Rachael Minott, Horniman’s Curator of Anthropology (Social Practice), with the help of Shasti Lowton, created a series of events where multiple generations of Caribbeans could gather and share food, stories and advice.
Together, the group planned a meal and shared some reflections about food.
Morella Forde
Mum goes to church on Sundays but as teenagers we were left to make our own choices so sometimes we too went to church.
When we came back home we had to help her in the kitchen to prepare the Sunday meals of our stewed red beans, rice, ground provisions like yams, sweet potatoes, macaroni cheese, etc, not forgetting our green bananas with fried fish and stewed chicken.
On Saturdays mum still cooks our national dish of broth, and we have conversations of Dominica and England as mum tells us stories when she first came to England, and the problems she had with the racism in finding a place to live and work.
She believed she could come to England to get some money and go back to build and improve her lifestyle, and instead she was in a worse position.

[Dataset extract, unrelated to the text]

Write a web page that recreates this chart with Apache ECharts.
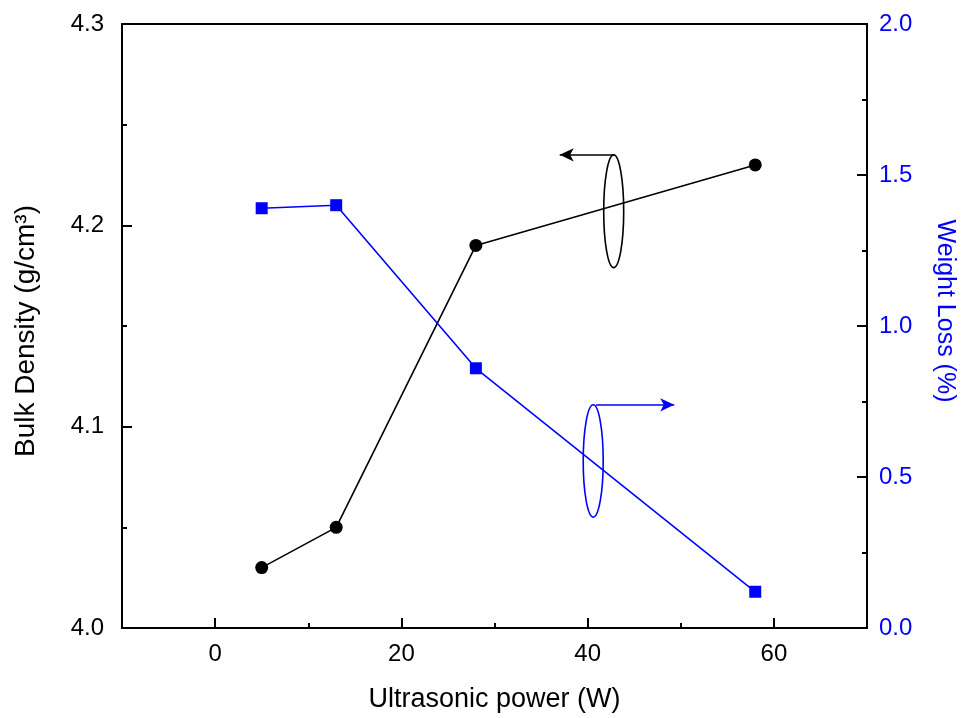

She rented one room – sharing with other people – and money was to the minimum.
Dad would have his friends round to play dominoes and have their rum or whiskey drinks, as they played just like in Dominica. The men have not lost playing dominoes tradition after dinner.
Dinner time was always a time we made to give jokes and stories – remembering the Anansi stories which were always so funny. We played calypso and soca music, and danced.
It’s lovely that we kept these traditions because it reminded me so much of my homeland and these memories are precious to me.
Howard Richards
My grandmother’s cooking was beyond my comprehension, beyond anyone’s comprehension.
She could twiss up hot chocolate, anything she touched her hands on, it was something out of the world!
Lynda Louise Burrell
Whenever I smell Dettol, I remember Grandma. It transports me back in time to Grandma’s house – clean, and comforting, and a range of childhood memories tumble over each other.
Caribbean spiced bun and cheese, stewed chicken, Guinness punch, and ackee and salt fish, the smells that make up the quintessential Caribbean Home.
Something that Grandma instilled in me early was that you should always have food on the stove, as you never know when someone may stop by and a good Caribbean must always be able to offer visitors something to eat.
Well, my modern busy lifestyle doesn’t always allow me to follow this social etiquette, but again who would have thought in those days that one day society would have a system for cooked food to be delivered from a restaurant to your home with just a phone call, within minutes, and some of the suppliers can deliver drink too!
So, within minutes of the arrival of guests, and some great welcome and engaging conversation, you could be wining and dining – and as the Caribbean saying goes, “telling jokes!”
That’s what I miss most – not just Grandmas’ good advice, advice for all seasons and reasons, but her laughter and the jokes we shared.